Para o deputado socialista João Paulo Correia, a obtenção da nacionalidade das gémeas “parece já muito clara e muito esclarecida”, dizendo que a audição de Filomena Rosa, do IRN, “foi muito esclarecedora para muitos partidos”. “Deixou, do meu ponto de vista, claro que o processo de atribuição da nacionalidade foi feito dentro da legalidade e nos prazos normais”, sendo que da parte do ex-cônsul espera “saber se ele confirma” o que até agora foi dito, podendo, assim, a CPI quase encerrar este tema na nacionalidade. E o quase prende-se, no seu entender, com o facto de a audição do ex-ministro dos Negócios Estrangeiros à data dos factos, Augusto Santos Silva, ser igualmente “relativa à atribuição do pedido de nacionalidade”.

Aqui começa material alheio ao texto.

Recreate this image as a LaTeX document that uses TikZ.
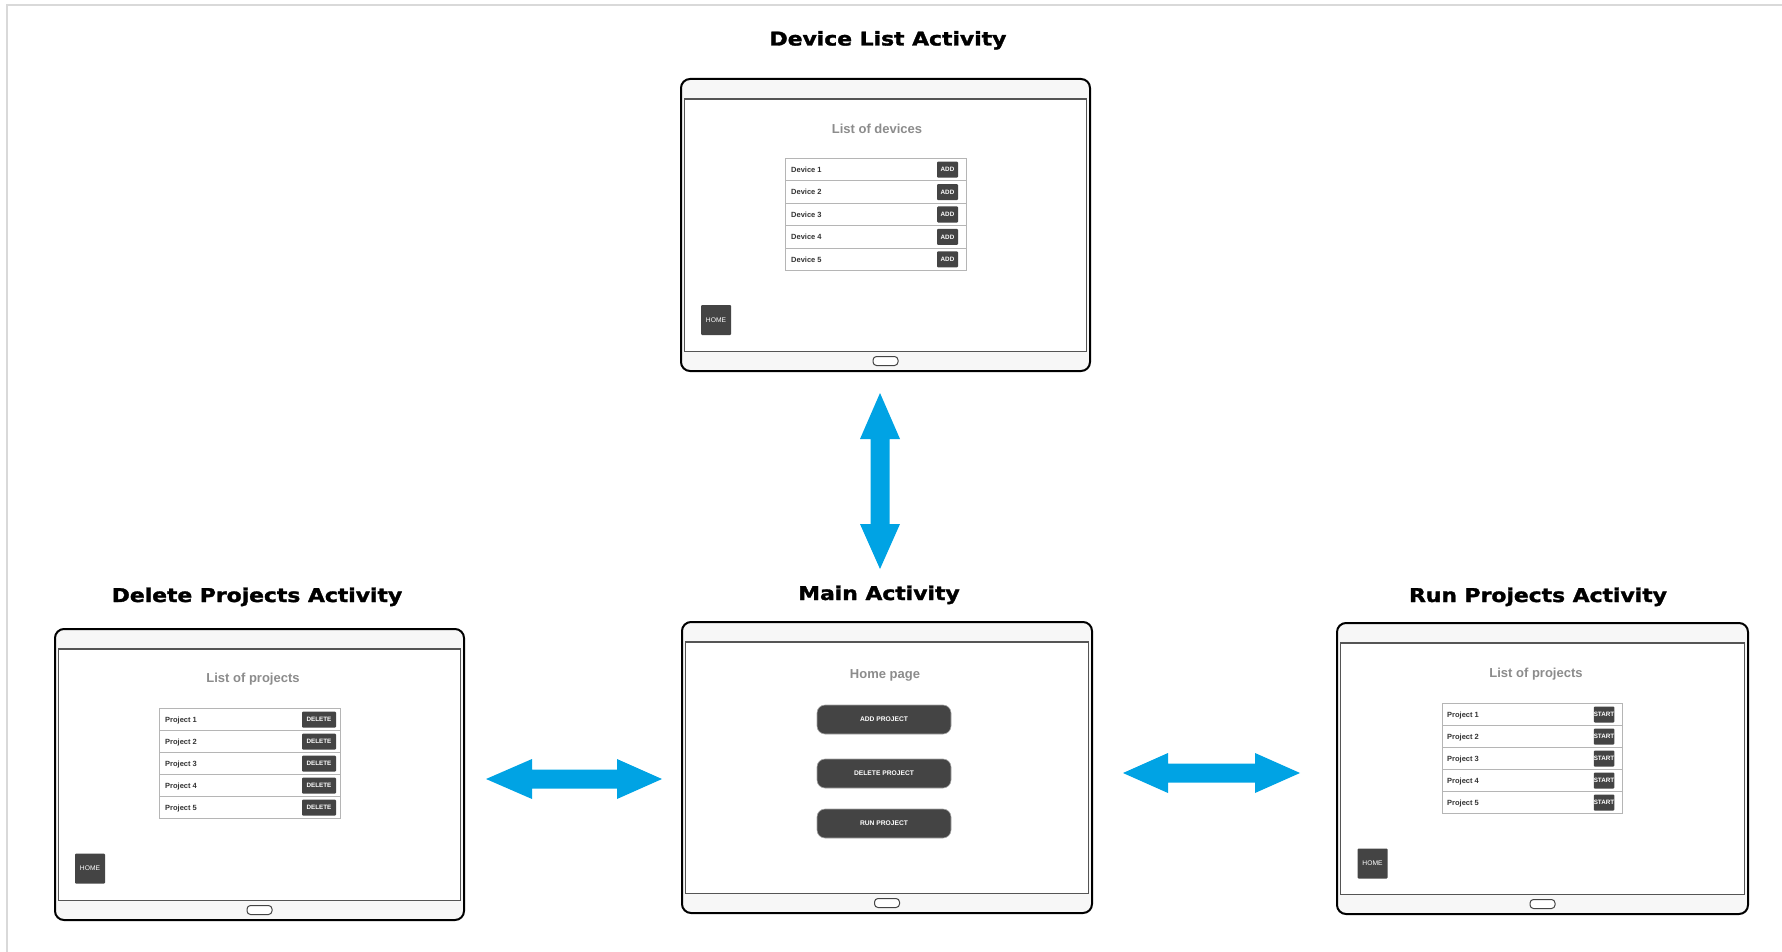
\documentclass[tikz,border=0pt]{standalone}
\usepackage{fontspec}
\setmainfont{Liberation Sans}
\newfontfamily\titlefont{DejaVu Sans}[BoldFeatures={FakeBold=1.6}]
\usepackage{graphicx}
\definecolor{frameline}{HTML}{D9D9D9}
\definecolor{tabfill}{HTML}{F7F7F7}
\definecolor{screenline}{HTML}{555555}
\definecolor{btnfill}{HTML}{444444}
\definecolor{rowline}{HTML}{B5B5B5}
\definecolor{headgray}{HTML}{8C8C8C}
\definecolor{labeldark}{HTML}{333333}
\definecolor{arrowblue}{HTML}{00A3E4}
\tikzset{
 tabouter/.style={draw=black, line width=2pt, fill=tabfill, rounded corners=9pt, inner sep=0pt},
 screenbox/.style={draw=screenline, line width=1.3pt, fill=white, inner sep=0pt},
 hwbutton/.style={draw=btnfill, line width=1pt, fill=white, rounded corners=3.5pt, minimum width=25pt, minimum height=9pt, inner sep=0pt},
 rowbox/.style={draw=rowline, line width=1pt, fill=white, inner sep=0pt, minimum height=22pt},
 rowlabel/.style={font=\bfseries\fontsize{7.5}{9}\selectfont, text=labeldark, inner sep=0pt},
 smallbtn/.style={fill=btnfill, rounded corners=1pt, minimum height=16pt, inner sep=0pt, text=white, font=\bfseries\fontsize{6.3}{7}\selectfont},
 homebtn/.style={fill=btnfill, rounded corners=1pt, minimum width=30pt, minimum height=30pt, inner sep=0pt, text=white, font=\fontsize{6.7}{8}\selectfont},
 bigbtn/.style={fill=btnfill, draw=gray!70, line width=0.6pt, rounded corners=8pt, minimum width=134pt, minimum height=29pt, inner sep=0pt, text=white, font=\bfseries\fontsize{6.7}{8}\selectfont},
 heading/.style={font=\bfseries\fontsize{13}{15}\selectfont, text=headgray, inner sep=0pt, anchor=base},
 acttitle/.style={font=\titlefont\bfseries\fontsize{19}{23}\selectfont, inner sep=0pt, anchor=base},
 blockarrow/.style={fill=arrowblue},
}
\newcommand{\mytablet}[5]{%
 \node[tabouter, minimum width={#4-#2}, minimum height={#5-#3}] (#1) at ({(#2+#4)/2},{(#3+#5)/2}) {};
 \node[screenbox, minimum width={#4-#2-7}, minimum height={#5-#3-39.5}] (#1scr) at ({(#2+#4)/2},{(#3+20+#5-19.5)/2}) {};
 \node[hwbutton] (#1hb) at ({(#2+#4)/2},{#5-10}) {};
}
\begin{document}
\begin{tikzpicture}[x=1pt,y=-1pt]
\useasboundingbox (0,0) rectangle (1782,952);
\draw[frameline, line width=2pt] (7,952) -- (7,5) -- (1782,5);

% tablets
\mytablet{dev}{681}{79}{1090}{371}
\mytablet{main}{682}{622}{1092}{913}
\mytablet{del}{55}{629}{464}{920}
\mytablet{run}{1337}{623}{1748}{914}

% titles
\node[acttitle] (devt) at (888,45.5) {\scalebox{1.15}[1]{Device List Activity}};
\node[acttitle] (maint) at (879,600) {\scalebox{1.15}[1]{Main Activity}};
\node[acttitle] (delt) at (257,602) {\scalebox{1.15}[1]{Delete Projects Activity}};
\node[acttitle] (runt) at (1538,602) {\scalebox{1.15}[1]{Run Projects Activity}};

% headings
\node[heading] (devh) at (877,134) {List of devices};
\node[heading] (mainh) at (885,678) {Home page};
\node[heading] (delh) at (253,682) {List of projects};
\node[heading] (runh) at (1536,677) {List of projects};

% device list
\foreach \i in {1,...,5}{
 \node[rowbox, minimum width=181pt, minimum height=22.4pt, anchor=north west] (devr\i) at (785,{158+(\i-1)*22.4}) {};
 \node[rowlabel, anchor=base west] (devl\i) at ([xshift=6pt,yshift=-2.7pt]devr\i.west) {Device \i};
 \node[smallbtn, minimum width=21pt] (devb\i) at ([xshift=-19.5pt]devr\i.east) {ADD};
}
% delete list
\foreach \i in {1,...,5}{
 \node[rowbox, minimum width=181pt, anchor=north west] (delr\i) at (159,{708+(\i-1)*22}) {};
 \node[rowlabel, anchor=base west] (dell\i) at ([xshift=6pt,yshift=-2.7pt]delr\i.west) {Project \i};
 \node[smallbtn, minimum width=34pt] (delb\i) at ([xshift=-22pt]delr\i.east) {DELETE};
}
% run list
\foreach \i in {1,...,5}{
 \node[rowbox, minimum width=180pt, anchor=north west] (runr\i) at (1442,{703+(\i-1)*22}) {};
 \node[rowlabel, anchor=base west] (runl\i) at ([xshift=5pt,yshift=-2.7pt]runr\i.west) {Project \i};
 \node[smallbtn, minimum width=20pt] (runb\i) at ([xshift=-19pt]runr\i.east) {START};
}

% main buttons
\node[bigbtn] (addp) at (884,719.5) {ADD PROJECT};
\node[bigbtn] (delp) at (884,773.5) {DELETE PROJECT};
\node[bigbtn] (runp) at (884,823.5) {RUN PROJECT};

% home buttons
\node[homebtn] (devhome) at (716,320) {HOME};
\node[homebtn] (delhome) at (90,868.5) {HOME};
\node[homebtn] (runhome) at (1372.5,863.5) {HOME};

% block arrows
\fill[blockarrow] (880,393) -- (900,439) -- (889.5,439) -- (889.5,524) -- (900,524) -- (880,569) -- (860,524) -- (870.5,524) -- (870.5,439) -- (860,439) -- cycle;
\fill[blockarrow] (486,779) -- (532,759) -- (532,769.5) -- (617,769.5) -- (617,759) -- (662,779) -- (617,799) -- (617,788.5) -- (532,788.5) -- (532,799) -- cycle;
\fill[blockarrow] (1123,773) -- (1168,753) -- (1168,763.5) -- (1255,763.5) -- (1255,753) -- (1300,773) -- (1255,793) -- (1255,782.5) -- (1168,782.5) -- (1168,793) -- cycle;
\end{tikzpicture}
\end{document}
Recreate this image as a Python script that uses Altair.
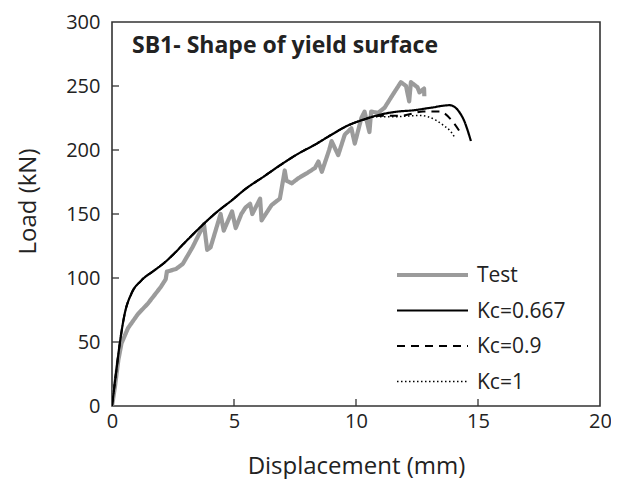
import altair as alt
import pandas as pd

# ---- data ----
test_x = [0, 0.12, 0.26, 0.39, 0.66, 1.07, 1.47, 2.0, 2.2, 2.25, 2.62, 2.9, 3.3, 3.77, 3.9, 4.04,
          4.45, 4.58, 4.92, 5.07, 5.3, 5.47, 5.66, 5.75, 6.07, 6.13, 6.54, 6.88, 7.08, 7.15, 7.37,
          7.64, 8.0, 8.32, 8.46, 8.6, 8.9, 9.0, 9.27, 9.54, 9.81, 9.95, 10.22, 10.35, 10.55, 10.62,
          10.9, 11.17, 11.5, 11.84, 12.05, 12.18, 12.25, 12.52, 12.6, 12.79, 12.8]
test_y = [0, 15, 36, 49, 61, 72, 80, 93, 99, 105, 107, 111, 124, 142, 122, 124,
          150, 137, 152, 139, 150, 155, 158, 150, 162, 145, 157, 162, 184, 176, 174,
          178, 182, 186, 191, 183, 200, 207, 196, 212, 217, 205, 225, 230, 214, 230,
          229, 233, 243, 253, 250, 238, 253, 249, 245, 248, 242]

k667_x = [0, 0.18, 0.32, 0.52, 0.8, 1.2, 1.74, 2.15, 2.49, 3.0, 3.58, 4.2, 4.93, 5.5, 6.2, 6.96,
          7.62, 8.3, 9.0, 9.65, 10.35, 10.86, 11.7, 12.35, 13.06, 13.84, 14.38, 14.71]
k667_y = [0, 28, 49, 72, 88, 98, 106, 112, 118, 128, 139, 150, 161, 170, 179, 189,
          197, 204, 212, 219, 224, 227, 230, 231, 233, 235, 225, 207]

k09_x = [0, 0.18, 0.32, 0.52, 0.8, 1.2, 1.74, 2.15, 2.49, 3.0, 3.58, 4.2, 4.93, 5.5, 6.2, 6.96,
         7.62, 8.3, 9.0, 9.65, 10.35, 10.86, 11.94, 12.75, 13.43, 13.97, 14.3]
k09_y = [0, 28, 49, 72, 88, 98, 106, 112, 118, 128, 139, 150, 161, 170, 179, 189,
         197, 204, 212, 219, 224, 226.5, 227, 230, 230, 222, 213]

k1_x = [0, 0.18, 0.32, 0.52, 0.8, 1.2, 1.74, 2.15, 2.49, 3.0, 3.58, 4.2, 4.93, 5.5, 6.2, 6.96,
        7.62, 8.3, 9.0, 9.65, 10.35, 10.86, 11.54, 12.62, 13.3, 13.57, 13.9, 14.04]
k1_y = [0, 28, 49, 72, 88, 98, 106, 112, 118, 128, 139, 150, 161, 170, 179, 189,
        197, 204, 212, 219, 224, 226, 226, 227, 223, 219.5, 214, 210]

series_names = ["Test", "Kc=0.667", "Kc=0.9", "Kc=1"]
x_ticks = [0, 5, 10, 15, 20]
y_ticks = [0, 50, 100, 150, 200, 250, 300]
chart_title = "SB1- Shape of yield surface"

# ---- build table ----
rows = []
for name, xs, ys in [("Test", test_x, test_y), ("Kc=0.667", k667_x, k667_y),
                     ("Kc=0.9", k09_x, k09_y), ("Kc=1", k1_x, k1_y)]:
    for i, (a, b) in enumerate(zip(xs, ys)):
        rows.append({"series": name, "disp": a, "load": b, "idx": i})
df = pd.DataFrame(rows)

W, H = 488, 384
FONT = "Open Sans"
TXT = "#222222"

styles = {
    "Test": dict(color="#9b9b9b", strokeWidth=4.2, strokeDash=[1, 0], interp="linear"),
    "Kc=0.667": dict(color="#000000", strokeWidth=2.2, strokeDash=[1, 0], interp="monotone"),
    "Kc=0.9": dict(color="#000000", strokeWidth=2.0, strokeDash=[8, 6], interp="monotone"),
    "Kc=1": dict(color="#000000", strokeWidth=1.5, strokeDash=[1.5, 2.5], interp="monotone"),
}

xscale = alt.Scale(domain=[0, 20], nice=False)
yscale = alt.Scale(domain=[0, 300], nice=False)

xaxis = alt.Axis(values=x_ticks, title="Displacement (mm)", ticks=False, domain=False,
                 grid=False, labelPadding=5, labelFontSize=20, labelFont=FONT,
                 labelColor=TXT, labelFlush=False, labelOverlap=False,
                 titleFont=FONT, titleFontSize=24, titleFontWeight="normal",
                 titleColor=TXT, titleY=67, titleBaseline="alphabetic")
yaxis = alt.Axis(values=y_ticks, title="Load (kN)", ticks=False, domain=False, grid=False,
                 labelPadding=12, labelFontSize=20, labelFont=FONT, labelColor=TXT,
                 labelFlush=False, labelOverlap=False,
                 titleFont=FONT, titleFontSize=24, titleFontWeight="normal", titleColor=TXT,
                 titleX=-84, titleY=179, titleBaseline="middle", titleAngle=270)

base = alt.Chart(df)

layers = []
draw_order = ["Test", "Kc=1", "Kc=0.9", "Kc=0.667"]
for k, name in enumerate(draw_order):
    st = styles[name]
    layers.append(
        base.transform_filter(alt.datum.series == name)
        .mark_line(color=st["color"], strokeWidth=st["strokeWidth"], strokeDash=st["strokeDash"],
                   strokeCap="butt", strokeJoin="round", interpolate=st["interp"], clip=True)
        .encode(
            x=alt.X("disp:Q", scale=xscale, axis=xaxis),
            y=alt.Y("load:Q", scale=yscale, axis=yaxis),
            order="idx:Q",
        )
    )

# inward tick marks
xt = alt.Chart(pd.DataFrame({"v": x_ticks[1:-1]})).mark_rule(color="#333333", strokeWidth=1.3).encode(
    x=alt.X("v:Q", scale=xscale, axis=xaxis), y=alt.value(H), y2=alt.value(H - 7))
yt = alt.Chart(pd.DataFrame({"v": y_ticks[1:-1]})).mark_rule(color="#333333", strokeWidth=1.3).encode(
    y=alt.Y("v:Q", scale=yscale, axis=yaxis), x=alt.value(0), x2=alt.value(7))

# title inside plot
title_layer = alt.Chart(alt.Data(values=[{"t": chart_title}])).mark_text(
    align="left", baseline="alphabetic", font=FONT, fontSize=23, fontWeight="bold", color=TXT
).encode(text="t:N", x=alt.value(20), y=alt.value(31))

# manual legend
leg = []
leg_x0, leg_x1, leg_y0, leg_dy = 285, 356, 253, 35.5
for i, name in enumerate(series_names):
    st = styles[name]
    yy = leg_y0 + i * leg_dy
    leg.append(alt.Chart(alt.Data(values=[{"s": name}])).mark_rule(
        color=st["color"], strokeWidth=st["strokeWidth"], strokeDash=st["strokeDash"],
        strokeCap="butt").encode(x=alt.value(leg_x0), x2=alt.value(leg_x1), y=alt.value(yy)))
    leg.append(alt.Chart(alt.Data(values=[{"s": name}])).mark_text(
        align="left", baseline="middle", font=FONT, fontSize=21, color=TXT
    ).encode(text="s:N", x=alt.value(leg_x1 + 9), y=alt.value(yy + 1)))

chart = alt.layer(*layers, xt, yt, title_layer, *leg).properties(
    width=W, height=H,
    padding={"left": 104, "top": 14, "right": 11, "bottom": 73},
    autosize=alt.AutoSizeParams(type="none"),
    background="white",
).configure_view(stroke="#333333", strokeWidth=1.6)

chart.save("out.html", embed_options={"renderer": "svg", "actions": False})
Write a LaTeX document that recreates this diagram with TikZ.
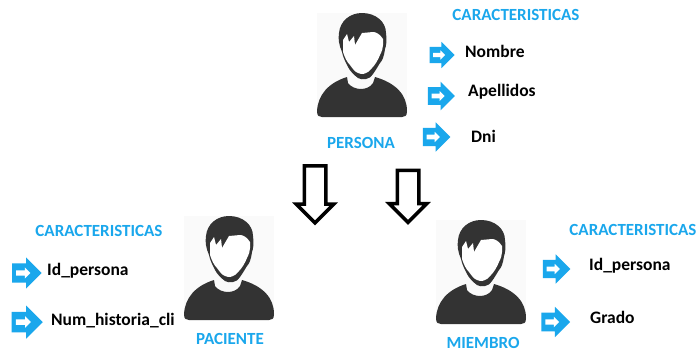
\documentclass[tikz,border=0pt]{standalone}
\usepackage{fontspec}
\setmainfont{Carlito}
\usetikzlibrary{positioning, shapes.arrows}
\definecolor{azul}{HTML}{1AA7EC}
\definecolor{oscuro}{HTML}{333333}

\begin{document}
\begin{tikzpicture}[
    x=1pt, y=-1pt,
    titulo/.style={font=\bfseries\fontsize{17}{17}\selectfont, text=azul, inner sep=0pt},
    campo/.style={font=\bfseries\fontsize{17.5}{17.5}\selectfont, text=black, inner sep=0pt, anchor=west},
    flecha/.style={single arrow, fill=azul, inner sep=8pt, minimum height=25pt, single arrow head extend=5pt, single arrow head indent=0pt},
    flechita/.style={single arrow, fill=white, inner sep=2pt, minimum height=12pt, single arrow head extend=2.5pt, single arrow head indent=0pt},
    bajar/.style={single arrow, draw=black, line width=3.5pt, fill=white, inner sep=9pt, rotate=-90, minimum height=57pt, single arrow head extend=8pt, single arrow head indent=0pt},
    persona/.pic={
      % fondo, cuerpo, cuello, cabeza, cara
      \fill[black!2] (-45,0) rectangle (45,104);
      \fill[oscuro] (-45,98) .. controls (-44,82) and (-34,70) .. (-15,64) -- (-14,70)
        .. controls (-8,78) and (6,78) .. (11,70) -- (13,64)
        .. controls (34,70) and (45,82) .. (45,98) .. controls (45,103) and (43,104) .. (40,104)
        -- (-40,104) .. controls (-43,104) and (-45,103) .. (-45,98) -- cycle;
      \fill[oscuro] (0,0) .. controls (14,0) and (24,9) .. (24,20) .. controls (25,28) and (24,34) .. (23,36)
        .. controls (22,44) and (20,48) .. (18,50) .. controls (13,58) and (9,66) .. (4,66)
        .. controls (1,67) and (-2,66) .. (-4,65) .. controls (-8,62) and (-12,58) .. (-14,54)
        .. controls (-17,48) and (-19,44) .. (-20,39) .. controls (-23,32) and (-24,26) .. (-23,20)
        .. controls (-22,8) and (-12,0) .. (0,0) -- cycle;
      \fill[white] (21,26) .. controls (18,21) and (14,19) .. (11,19) -- (0,20) -- (-7,32) -- (-8,23)
        -- (-13,29) -- (-15,21) -- (-19,27) -- (-19,39) .. controls (-17,45) and (-15,49) .. (-12,52)
        .. controls (-9,56) and (-7,59) .. (-4,60) .. controls (-2,61) and (0,61) .. (1,61)
        .. controls (5,60) and (8,58) .. (10,55) .. controls (13,52) and (16,47) .. (18,42)
        .. controls (20,38) and (21,35) .. (21,32) -- cycle;
    }
]
\useasboundingbox[fill=white] (0,0) rectangle (699,354);

  % Personas
  \pic (sup) at (362,13) {persona};
  \pic (izq) at (229,216) {persona};
  \pic (der) at (481,220) {persona};

  % Nombres
  \node[titulo] (persona) at (361,143) {PERSONA};
  \node[titulo] (paciente) at (230,339) {PACIENTE};
  \node[titulo] (miembro) at (483,343) {MIEMBRO};

  % Titulos
  \node[titulo] (carsup) at (516,15) {CARACTERISTICAS};
  \node[titulo] (carizq) at (99,231) {CARACTERISTICAS};
  \node[titulo] (carder) at (633,230) {CARACTERISTICAS};

  % Flechas azules
  \foreach \nombre/\px/\py/\esc in {a/438/55/1, b/437/96/1.08, c/432/137/1.1, d/22/273/1.18, e/22/322/1.25, f/552/269/1.1, g/551/322/1.15} {
    \node[flecha, scale=\esc] (fl\nombre) at (\px,\py) {};
    \node[flechita, scale=\esc] (in\nombre) at (\px,\py) {};
  }

  % Campos
  \node[campo] (nombre) at (465,51) {Nombre};
  \node[campo] (apellidos) at (468,92) {Apellidos};
  \node[campo] (dni) at (471,136) {Dni};
  \node[campo] (idizq) at (47,271) {Id\_persona};
  \node[campo] (num) at (51,321) {Num\_historia\_cli};
  \node[campo] (idder) at (589,266) {Id\_persona};
  \node[campo] (grado) at (590,317) {Grado};

  % Flechas negras
  \node[bajar] (baja1) at (315,189) {};
  \node[bajar, minimum height=52pt] (baja2) at (408,191) {};

\end{tikzpicture}
\end{document}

No entanto, há pontas soltas, não necessariamente a propósito exclusivamente deste caso que envolve as gémeas luso-brasileiras. Para Joana Mortágua, a audição do ex-cônsul Paulo Jorge Nascimento “tem outro interesse”, embora “todos os dados que temos não indiquem motivos para suspeita neste caso em concreto”, mas “há notícias públicas de redes privadas que faziam da autenticação de vistos um negócio junto dos consulados e isso é uma coisa, independente desta CPI, sobre a qual importa perceber a dimensão”.
A CNN Portugal tentou falar com PSD, CDS e Livre, mas não obteve resposta em tempo útil. O PCP não quis fazer uma antevisão das audições e o PAN não teve disponibilidade de agenda, não estando sequer presente na audição desta sexta-feira.